Alors que des millions de français et d’européens vont se passionner pour cette compétition qui se tient en France, tous les journalistes et les lecteurs de l’Equipe devraient se précipiter sur une remarquable et indispensable collection Regards sur le Sport. Six DVD que proposent les Éditions Montparnasse. Réalisée par Benjamin Pichery pour l’INSEP, avec des entretiens de François L’Yvonnet, elle fait parler des philosophes autour du sport. Tous, de Michel Serres à Michel Onfray en passant par Boris Cyrulnik, Paul Ariès et bien d’autres, ont un rapport personnel avec une pratique sportive. Leur enfance connut le football, le cyclisme, le rugby, le cross… Ils en parlent aujourd’hui en pratiquant, ex-pratiquant, en philosophe. Passionnant!
Dans un précédent blog sur cette série documentaire, j’avais évoqué l’amour d‘Alain Finkielkraut pour le football, emmené par son père au Parc des Princes, mais aussi sa désolation pour ce que ce sport était devenu: « L’athlète grec réalisait sa propre nature. La valeur essentielle était l’harmonie, l’équilibre. l’homme moderne ne vit pas dans l’élément de la nature. Il vit dans l’histoire. Le culte de la beauté, de l’accomplissement cède la place au culte de la performance. (…) Trop vite, trop haut, trop fort! Nous ne faisons plus progresser l’humanité par le record, nous entrons dans le post-humain ou les athlètes deviennent les cobayes de cette post-humanité. A chacun son analyse, différente mais qui convergent toutes vers le même point. Le sport a totalement changé, pour les uns en deux ou trois siècles, pour les autres, en un demi-siècle, embarqué par les médias et l’argent dans une course suicidaire.

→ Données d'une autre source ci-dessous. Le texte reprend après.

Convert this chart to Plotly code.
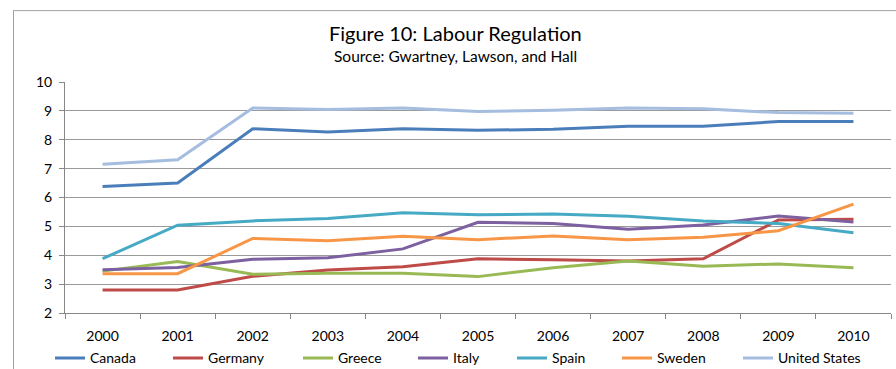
import plotly.graph_objects as go

years = ["2000", "2001", "2002", "2003", "2004", "2005", "2006", "2007", "2008", "2009", "2010"]

canada = [6.38, 6.50, 8.38, 8.27, 8.38, 8.33, 8.36, 8.47, 8.47, 8.63, 8.63]
germany = [2.80, 2.80, 3.27, 3.49, 3.60, 3.88, 3.84, 3.80, 3.88, 5.22, 5.25]
greece = [3.45, 3.78, 3.34, 3.38, 3.38, 3.26, 3.57, 3.80, 3.62, 3.70, 3.57]
italy = [3.50, 3.58, 3.86, 3.91, 4.22, 5.14, 5.10, 4.90, 5.05, 5.36, 5.15]
spain = [3.88, 5.04, 5.19, 5.27, 5.47, 5.40, 5.43, 5.35, 5.19, 5.10, 4.78]
sweden = [3.36, 3.36, 4.58, 4.50, 4.66, 4.54, 4.67, 4.54, 4.62, 4.85, 5.77]
united_states = [7.15, 7.31, 9.10, 9.05, 9.10, 8.98, 9.02, 9.10, 9.07, 8.94, 8.92]

series = [
    ("Canada", canada, "#4a7ebb"),
    ("Germany", germany, "#be4b48"),
    ("Greece", greece, "#98b954"),
    ("Italy", italy, "#7d60a0"),
    ("Spain", spain, "#46aac5"),
    ("Sweden", sweden, "#f79646"),
    ("United States", united_states, "#a5bddf"),
]

# pixel x where each legend entry's line starts in the reference
legend_x = [57, 175, 305, 420, 519, 624, 745]

FONT = "Lato, 'Open Sans', sans-serif"

W, H = 896, 369
L, R, T, B = 65, 5, 82, 55.5
pw = W - L - R
ph = H - T - B

def px(x):
    return (x - L) / pw

def py(y):
    return 1 - (y - T) / ph

fig = go.Figure()
legends = {}
for i, (name, vals, color) in enumerate(series):
    key = "legend" if i == 0 else f"legend{i + 1}"
    fig.add_trace(go.Scatter(x=years, y=vals, name=name, mode="lines",
                             line=dict(color=color, width=3), legend=key))
    legends[key] = dict(orientation="h", x=px(legend_x[i] - 7), y=py(359),
                        xanchor="left", yanchor="middle", font=dict(size=14, family=FONT),
                        itemwidth=30, bgcolor="rgba(0,0,0,0)", borderwidth=0)

fig.update_layout(
    width=W, height=H,
    margin=dict(l=L, r=R, t=T, b=B, pad=0, autoexpand=False),
    paper_bgcolor="white", plot_bgcolor="white",
    font=dict(family=FONT, size=13, color="#000000"),
    showlegend=True,
    xaxis=dict(type="category", tickson="boundaries", ticks="outside", ticklen=5,
               tickcolor="#878787", showline=True, linecolor="#878787", linewidth=1,
               showgrid=False, tickfont=dict(size=14), range=[-0.5, 10.5], fixedrange=True,
               ticklabelstandoff=10),
    yaxis=dict(range=[2, 10], dtick=1, ticks="outside", ticklen=5, tickcolor="#878787",
               showline=True, linecolor="#878787", linewidth=1,
               showgrid=True, gridcolor="#9a9a9a", gridwidth=1, zeroline=False,
               tickfont=dict(size=14), fixedrange=True, ticklabelstandoff=4),
    annotations=[
        dict(text="Figure 10: Labour Regulation", xref="paper", yref="paper",
             x=px(455), y=py(33), xanchor="center", yanchor="middle", showarrow=False,
             font=dict(size=20, family=FONT)),
        dict(text="Source: Gwartney, Lawson, and Hall", xref="paper", yref="paper",
             x=px(455), y=py(56), xanchor="center", yanchor="middle", showarrow=False,
             font=dict(size=15.5, family=FONT)),
    ],
    shapes=[
        dict(type="line", xref="paper", yref="paper", x0=px(13), x1=px(900), y0=py(10.5), y1=py(10.5),
             line=dict(color="#a0a0a0", width=1)),
        dict(type="line", xref="paper", yref="paper", x0=px(13.5), x1=px(13.5), y0=py(10.5), y1=py(372),
             line=dict(color="#a0a0a0", width=1)),
    ],
    **legends,
)

fig.write_html("out.html")
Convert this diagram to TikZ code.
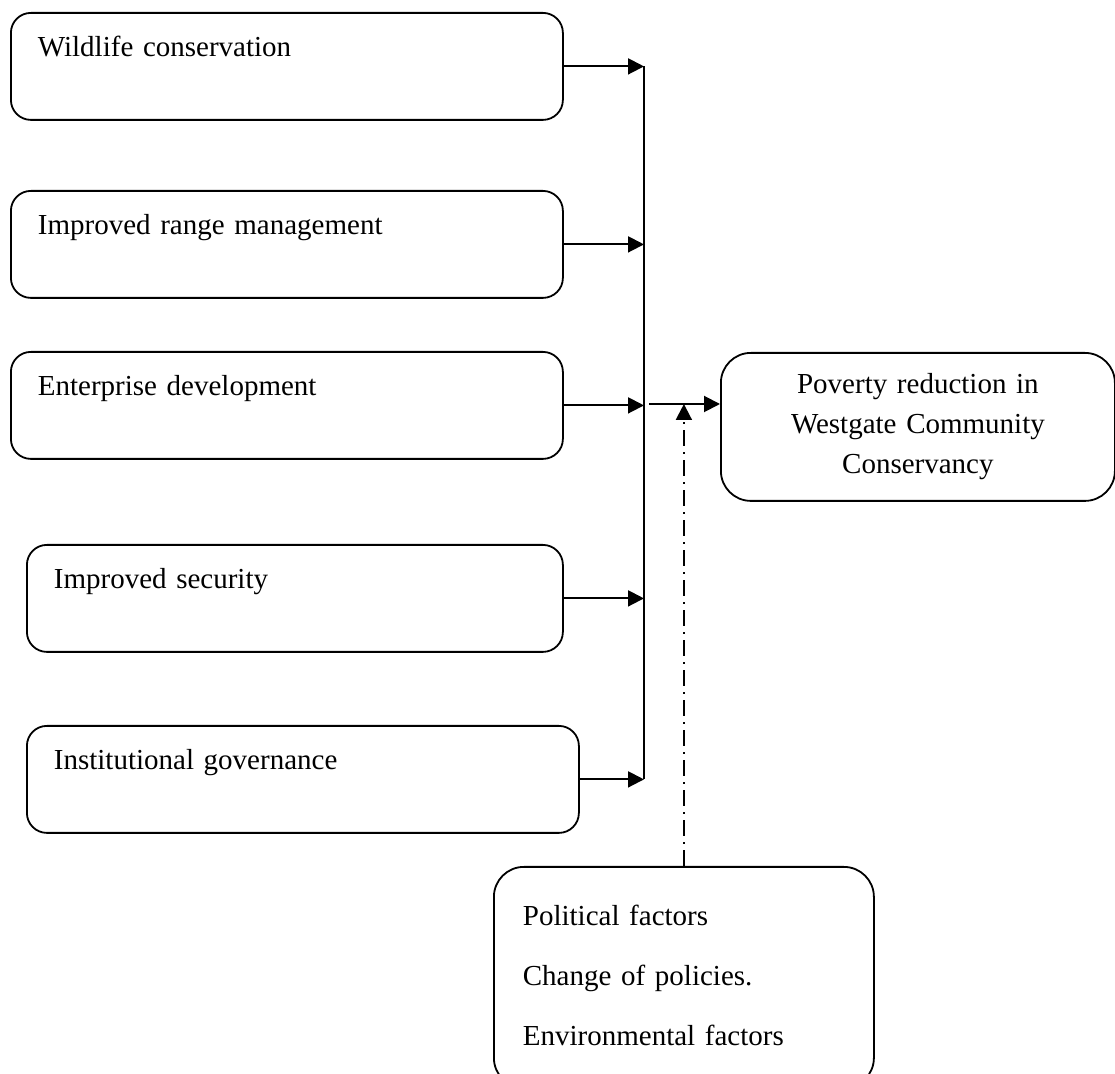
\documentclass[tikz,border=0pt]{standalone}
\usepackage{fontspec}
\setmainfont{Liberation Serif}
\usepackage{tikz}
\usetikzlibrary{arrows.meta, positioning}

\begin{document}
\begin{tikzpicture}[
  x=0.5pt,
  y=-0.5pt,
  font=\fontsize{14.5}{20}\selectfont,
  factorbox/.style={
    rectangle,
    draw=black,
    line width=0.9pt,
    rounded corners=10pt,
    anchor=north west,
    align=left,
    inner xsep=13.5pt,
    inner ysep=0pt,
    text height=22pt,
    text depth=31.5pt
  },
  outcomebox/.style={
    rectangle,
    draw=black,
    line width=0.9pt,
    rounded corners=15pt,
    anchor=north west,
    text width=190pt,
    minimum width=197pt,
    minimum height=74pt,
    align=center,
    inner sep=0pt
  },
  riskbox/.style={
    rectangle,
    draw=black,
    line width=0.9pt,
    rounded corners=15pt,
    anchor=north west,
    font=\fontsize{14.5}{30}\selectfont,
    text width=161pt,
    align=left,
    inner xsep=14.5pt,
    inner ysep=0pt,
    text height=29.5pt,
    text depth=81pt
  },
  flowarrow/.style={
    -{Triangle[length=8pt,width=8pt]},
    line width=1pt,
    draw=black
  },
  spineline/.style={
    line width=1pt,
    draw=black
  },
  riskarrow/.style={
    -{Triangle[length=8pt,width=8pt]},
    line width=1pt,
    draw=black,
    dash pattern=on 8pt off 3pt on 1pt off 3pt
  }
]
\useasboundingbox (0,0) rectangle (1115,1074);

% independent variables
\node[factorbox, text width=249pt] (wildlife) at (10,12) {Wildlife conservation};
\node[factorbox, text width=249pt] (range) at (10,190) {Improved range management};
\node[factorbox, text width=249pt] (enterprise) at (10,351) {Enterprise development};
\node[factorbox, text width=241pt] (security) at (26,544) {Improved security};
\node[factorbox, text width=249pt] (governance) at (26,725) {Institutional governance};

% dependent variable
\node[outcomebox] (poverty) at (720,352) {Poverty reduction in\\Westgate Community\\Conservancy};

% intervening variables
\node[riskbox] (political) at (493,866) {Political factors\\[0pt]
  Change of policies.\\[0pt]
  Environmental factors};

\coordinate (spine) at (644,0);
\coordinate (hub) at (649,404);

\draw[flowarrow] (wildlife.east) -- (wildlife.east -| spine);
\draw[flowarrow] (range.east) -- (range.east -| spine);
\draw[flowarrow] (enterprise.east) -- (enterprise.east -| spine);
\draw[flowarrow] (security.east) -- (security.east -| spine);
\draw[flowarrow] (governance.east) -- (governance.east -| spine);
\draw[spineline] (wildlife.east -| spine) -- (governance.east -| spine);

\draw[flowarrow] (hub) -- (hub -| poverty.west);
\draw[riskarrow] (political.north) -- (political.north |- hub);

\end{tikzpicture}
\end{document}
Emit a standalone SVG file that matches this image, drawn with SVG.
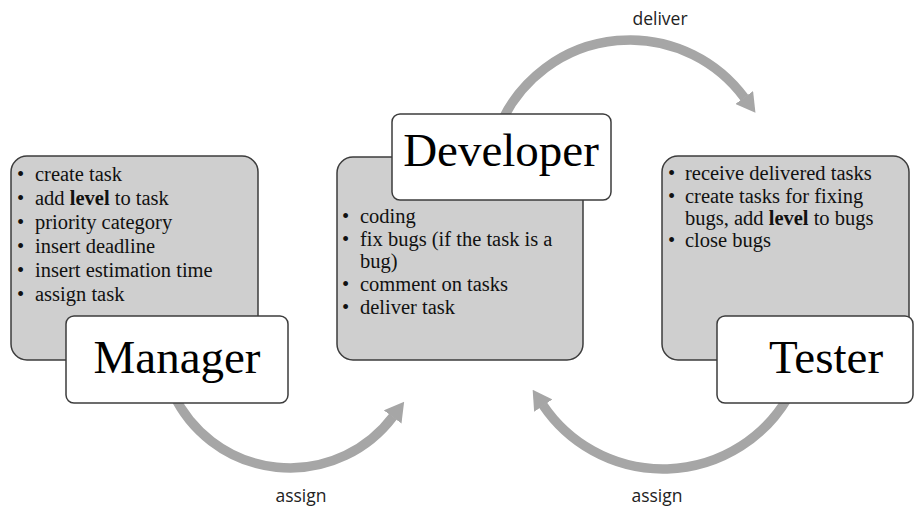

Je vous parlerai aujourd’hui du film avec Robert Redeker, auteur également d’un livre paru aux éditions du Rocher, L’emprise du sport. Son regard sur le sport est aussi celui d’un « sauvageon » du sport et de la philosophie. Sauvageon, ce terme il se l’applique lorsque adolescent pratiquant intensément le cyclisme et le cross-country, seul, dans une campagne du sud-ouest: je m’arrachais les tripes tout en me récitant du Spinoza ou du Descartes. C’est comme cela que j’ai appris un rapport entre la philosophie et le corps, en sauvageon. Adepte aussi du rugby et du football, il avoue ne plus s’intéresser au football, continuer à aller voir passer le Tour de France. Sa critique du sport, de la compétition sportive est radicale: dans la compétition, il n’y a pas d’amis. L’équipe est solidaire pour gagner, mais dans le même temps le véritable ennemi c’est l’équipier qui comme vous veut les faveurs du public. Il n’y a pas de place pour tout le monde. Deux ou trois seulement gagneront ses faveurs et l’argent qui va avec. Au fond, nous le voyons bien dans l’actualité ou les déclarations fracassantes de certains ne manifestent que cette haine, et cette envie. Tous ces joueurs gagnent beaucoup trop d’argent. La corruption de la FIFA nous écœure, et pourtant cela continue, sans que personne ne stoppe cette course folle, dévastatrice.
Robert Redeker fait une démonstration magistrale de la dérive du sport de masse, du parallèle entre performance sportive et performance capitaliste. Ce sport détruit, au lieu de construire. Il développe l’individualisme, là encore parallèle avec le libéralisme affairiste. C’est un crime de critiquer le sport, cela vous classe dans les anti-modernes, nous sommes dans l’impensé, dans l’incritiqué. Au comptoir du café, c’est l’emprise sur l’âme et la convivialité, l’emprise de qui va gagner. Des millions? Mais les jeux du cirque ont toujours existé. Aujourd’hui, ils ont simplement nom Jeux olympiques, Coupe du monde de football, Euro? Regardez cette série, regardez Robert Redeker, c’est intelligent, lumineux, décoiffant. Regardez et écoutez ces philosophes, vous verrez autrement la compétition sportive, et les joueurs!
Voir aussi le DVD : Allez le stade- Batteux, l’homme du match ou l’histoire d’un club, celui de Reims, d’homme, Raymond Kopa et Albert Batteux, entre autres. Les années 50, une autre époque!